Constant bombardment with images of movie starlets, catwalk models and skimpily clad musicians by the media often leaves us thinking that the Hollywood standard of beauty is the ideal. Many times we forget that women have been beautifying themselves for thousands of years in order to fit in with the particular beauty customs of their times and places of abode. Beauty comes in all shapes, sizes, colors and other variables. The following are a few beauty traditions and ideals from around the world that show us just how versatile attractiveness is:
Fat farms in Mauritania
In Mauritania, big women are considered beautiful, while stretch marks and extra rolls of fat considered extremely attractive and highly desirable for marriage. As a result, girls of marriageable age are sent to fat farms where they are fed up to 15,000 calories daily to bulk them up and make them more attractive to husbands. The tradition dates back to the time of the moors, when a well fed wife was a sign of the husband’s prosperity and ability to keep his woman healthy during long droughts in this desert country.
Gyaru – Japan
Gyaru is a fashion subculture in Japan that features outlandish clothing, eccentric hairstyles and dramatic makeup. It is an extremely popular lifestyle choice for many teens in Japan, and is characterized by tanned skin, bleached hair, false lashes, vivid makeup and clothes choices that run the gamut from tiny schoolgirl skirts to designer suits worn by the Onee Gyaru, who is usually an older woman.
Long Necks – Myanmar
Women from the Kayan tribe, who are refugees from the former country of Burma (which is now Myanmar), are famous for wearing brass coils which give the appearance of an elongated neck. The tradition involves forcing girls to wear a few coils from a very young age, and gradually increasing the number of coils as they grow older in order to push down the shoulders and make the neck look longer. Long necks are considered extremely attractive and can often be the deciding factor for a man looking for a woman to marry.

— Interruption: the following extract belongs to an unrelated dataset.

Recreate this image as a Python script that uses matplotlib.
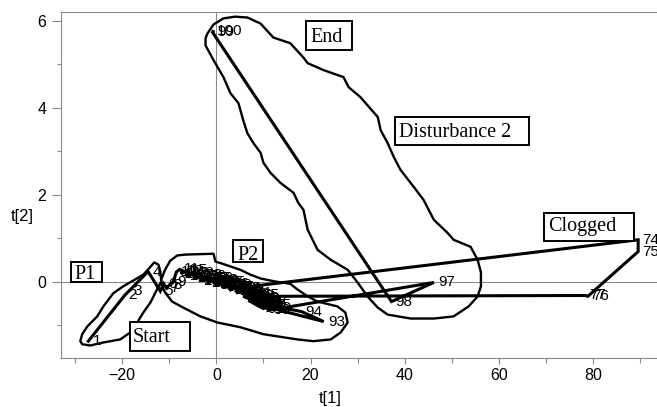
import matplotlib
matplotlib.use('Agg')
import matplotlib.pyplot as plt
from matplotlib.ticker import MultipleLocator
from matplotlib.patches import Polygon, Rectangle

# ---- data: score trajectory (observation number, t[1], t[2]) ----
obs = list(range(1, 101))
t1 = [-27.2, -19.5, -18.6, -14.5, -11.9, -11.2, -10.6, -10.0, -9.2, -8.5,
      -7.8, -7.2, -7.5, -6.8, -6.2, -5.9, -6.5, -5.4, -4.8, -4.3,
      -5.0, -3.9, -3.3, -2.8, -3.6, -2.2, -1.6, -1.1, -2.0, -0.6,
      0.0, 0.5, -0.3, 1.0, 1.6, 2.1, 1.3, 2.6, 3.1, 3.5,
      2.8, 4.0, 4.5, 5.0, 4.2, 5.5, 6.0, 6.4, 5.7, 6.9,
      7.4, 7.8, 7.1, 8.3, 8.8, 9.2, 8.5, 9.6, 9.0, 8.0,
      7.0, 6.2, 5.2, 4.4, 3.6, 2.4, 1.2, 0.2, -1.0, -2.5,
      -0.2, 2.0, 5.1, 89.6, 89.6, 78.9, 78.4, 5.7, 6.6, 7.5,
      8.4, 9.3, 8.7, 9.8, 10.3, 9.5, 10.6, 7.9, 6.8, 8.9,
      10.0, 10.6, 22.8, 18.1, 11.5, 11.1, 46.2, 37.2, -0.8, -0.7]
t2 = [-1.37, -0.32, -0.22, 0.23, -0.22, -0.05, -0.15, -0.08, -0.02, 0.22,
      0.28, 0.25, 0.18, 0.22, 0.26, 0.19, 0.12, 0.15, 0.20, 0.12,
      0.08, 0.10, 0.14, 0.06, 0.02, 0.05, 0.08, 0.00, -0.03, 0.02,
      -0.04, 0.01, -0.08, -0.06, -0.02, -0.09, -0.13, -0.12, -0.08, -0.16,
      -0.20, -0.14, -0.21, -0.17, -0.26, -0.24, -0.20, -0.28, -0.32, -0.30,
      -0.26, -0.34, -0.38, -0.36, -0.32, -0.40, -0.44, -0.45, -0.50, -0.42,
      -0.35, -0.30, -0.25, -0.19, -0.12, -0.05, -0.01, 0.04, 0.08, 0.12,
      -0.02, -0.08, -0.14, 0.96, 0.69, -0.34, -0.32, -0.34, -0.38, -0.42,
      -0.40, -0.46, -0.52, -0.50, -0.55, -0.58, -0.48, -0.47, -0.43, -0.56,
      -0.62, -0.58, -0.92, -0.69, -0.55, -0.66, -0.02, -0.46, 5.73, 5.75]

# ---- hand-drawn region outlines (t[1], t[2]) ----
p1_t1 = [-28.9, -28.5, -27.4, -25.3, -24.0, -21.9, -19.8, -17.7, -15.5, -14.0,
         -13.2, -12.3, -11.9, -11.7, -12.6, -14.0, -15.5, -16.8, -18.3, -20.4,
         -24.0, -26.8, -28.5]
p1_t2 = [-1.37, -1.21, -1.03, -0.80, -0.57, -0.27, -0.11, 0.02, 0.16, 0.34,
         0.44, 0.39, 0.23, 0.00, -0.18, -0.48, -0.71, -0.94, -1.17, -1.33,
         -1.40, -1.47, -1.44]

p2_t1 = [-11.7, -10.9, -9.8, -8.3, -6.6, -0.6, -0.2, 1.3, 5.1, 7.2,
         9.4, 12.6, 15.7, 17.2, 19.4, 21.5, 25.7, 27.4, 27.9, 26.4,
         24.3, 20.6, 17.2, 10.0, 5.1, 0.2, -3.4, -7.0, -9.4, -10.9, -11.7]
p2_t2 = [0.05, 0.27, 0.48, 0.60, 0.62, 0.64, 0.46, 0.41, 0.27, 0.16,
         0.07, 0.00, -0.05, -0.18, -0.34, -0.46, -0.57, -0.71, -0.94, -1.17,
         -1.33, -1.37, -1.33, -1.21, -1.05, -0.94, -0.80, -0.60, -0.46, -0.25, -0.07]

d2_t1 = [-1.9, -0.6, 1.5, 4.0, 6.6, 9.4, 12.1, 15.7, 18.5, 19.4,
         22.8, 27.0, 28.1, 30.6, 34.3, 34.9, 36.4, 37.7, 39.1, 41.9,
         44.0, 46.2, 49.1, 50.4, 54.0, 55.5, 56.2, 56.2, 55.5, 53.6,
         50.4, 46.2, 41.3, 36.4, 34.3, 32.1, 30.0, 27.9, 24.3, 21.5,
         19.4, 18.5, 17.4, 16.4, 13.6, 11.5, 10.0, 9.4, 7.9, 6.6,
         5.7, 4.7, 3.0, 1.5, -0.6, -2.3, -2.3]
d2_t2 = [5.70, 5.91, 6.05, 6.09, 6.07, 5.93, 5.61, 5.48, 5.15, 5.02,
         4.86, 4.70, 4.47, 4.24, 3.78, 3.48, 3.18, 2.86, 2.57, 2.18,
         1.88, 1.42, 1.12, 0.96, 0.80, 0.50, 0.21, -0.11, -0.34, -0.57,
         -0.80, -0.85, -0.85, -0.76, -0.60, -0.34, -0.02, 0.27, 0.50, 0.73,
         1.19, 1.65, 1.81, 2.04, 2.27, 2.50, 2.73, 2.96, 3.18, 3.41,
         3.71, 4.10, 4.33, 4.70, 5.09, 5.43, 5.59]

# ---- boxed annotations: text, text anchor (left, baseline), box extent ----
box_texts = ['P1', 'Start', 'P2', 'End', 'Disturbance 2', 'Clogged']
box_tx = [-30.2, -17.7, 4.5, 20.0, 38.7, 70.4]
box_ty = [0.05, -1.40, 0.50, 5.50, 3.32, 1.17]
box_x0 = [-30.9, -18.3, 3.6, 19.1, 37.9, 69.6]
box_x1 = [-24.3, -5.5, 10.0, 28.9, 66.4, 88.7]
box_y0 = [-0.02, -1.60, 0.46, 5.32, 3.14, 0.94]
box_y1 = [0.44, -0.94, 0.96, 5.98, 3.78, 1.58]

fig = plt.figure(figsize=(6.57, 4.07), dpi=100)
ax = fig.add_axes([61 / 657, 1 - 357.7 / 407, (657 - 61) / 657, (357.7 - 12.3) / 407])
ax.set_xlim(-33.0, 93.6)
ax.set_ylim(-1.75, 6.19)

grey = '#8a8a8a'
ax.axhline(0, color=grey, lw=0.8, zorder=1)
ax.axvline(0, color=grey, lw=0.8, zorder=1)

for xs, ys in [(p1_t1, p1_t2), (p2_t1, p2_t2), (d2_t1, d2_t2)]:
    ax.add_patch(Polygon(list(zip(xs, ys)), closed=True, fill=False,
                         edgecolor='black', lw=1.7, joinstyle='round', zorder=2))

ax.plot(t1, t2, color='black', lw=2.2, solid_joinstyle='miter', zorder=3)
for n, x, y in zip(obs, t1, t2):
    ax.annotate(str(n), (x, y), xytext=(3, 0), textcoords='offset points',
                ha='left', va='center', fontsize=11, family='Liberation Sans',
                color='black', zorder=4, annotation_clip=False)

for s, tx, ty, x0, x1, y0, y1 in zip(box_texts, box_tx, box_ty, box_x0, box_x1, box_y0, box_y1):
    ax.add_patch(Rectangle((x0, y0), x1 - x0, y1 - y0, facecolor='white',
                           edgecolor='black', lw=1.4, zorder=5))
    ax.text(tx, ty, s, ha='left', va='baseline', fontsize=14.5,
            family='Liberation Serif', zorder=6)

ax.xaxis.set_major_locator(MultipleLocator(20))
ax.xaxis.set_minor_locator(MultipleLocator(10))
ax.yaxis.set_major_locator(MultipleLocator(2))
ax.yaxis.set_minor_locator(MultipleLocator(1))
ax.tick_params(axis='x', which='major', length=4.5, width=0.8, color=grey, pad=3,
               labelsize=11.5)
ax.tick_params(axis='x', which='minor', length=3.5, width=0.8, color=grey)
ax.tick_params(axis='y', which='major', length=6.5, width=0.8, color=grey, pad=4,
               labelsize=11.5)
ax.tick_params(axis='y', which='minor', length=3, width=0.8, color=grey)
for lab in ax.get_xticklabels() + ax.get_yticklabels():
    lab.set_family('Liberation Sans')

for side in ['left', 'bottom', 'top']:
    ax.spines[side].set_color(grey)
    ax.spines[side].set_linewidth(0.8)
ax.spines['right'].set_visible(False)

ax.set_xlabel('t[1]', fontsize=12, family='Liberation Sans', va='center')
ax.xaxis.set_label_coords((330 - 61) / 596, (357.7 - 398) / 345.4)
ax.set_ylabel('t[2]', fontsize=12, family='Liberation Sans', rotation=0,
              va='center', ha='center')
ax.yaxis.set_label_coords((22 - 61) / 596, (357.7 - 217) / 345.4)

fig.savefig('out.png', dpi=100)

For many of us, scars are simply healed over tissue from wounds caused by accidents and other mishaps. However, for Karo girls in Southern Ethiopia, scars are considered a sign of beauty and young girls undergo the process of creating scars on their stomachs at a young age in order to prepare them for marriage.

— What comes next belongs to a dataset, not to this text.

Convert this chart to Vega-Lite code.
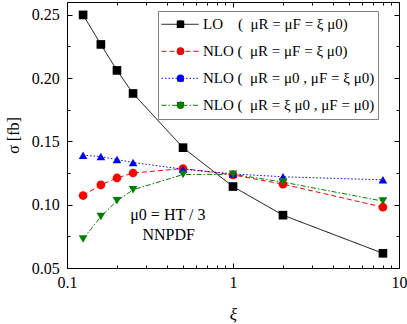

Facial tattoos – New Zealand
Facial tattoos are common in New Zealand for both men and women and are referred to as Moko. The moko is often worn on the chin and lips in women and is meant to signify beauty as well as strength in the person wearing it.
Beauty standards around the world are as diverse as the many people that live and share the planet with each other. No one standard is right for everyone and tolerance dictates that as long as what is beautiful to you does not harm others, then you have the right to beautify and make yourself attractive in any way you like.
It’s all about perception and self-acceptance. Don’t you agree?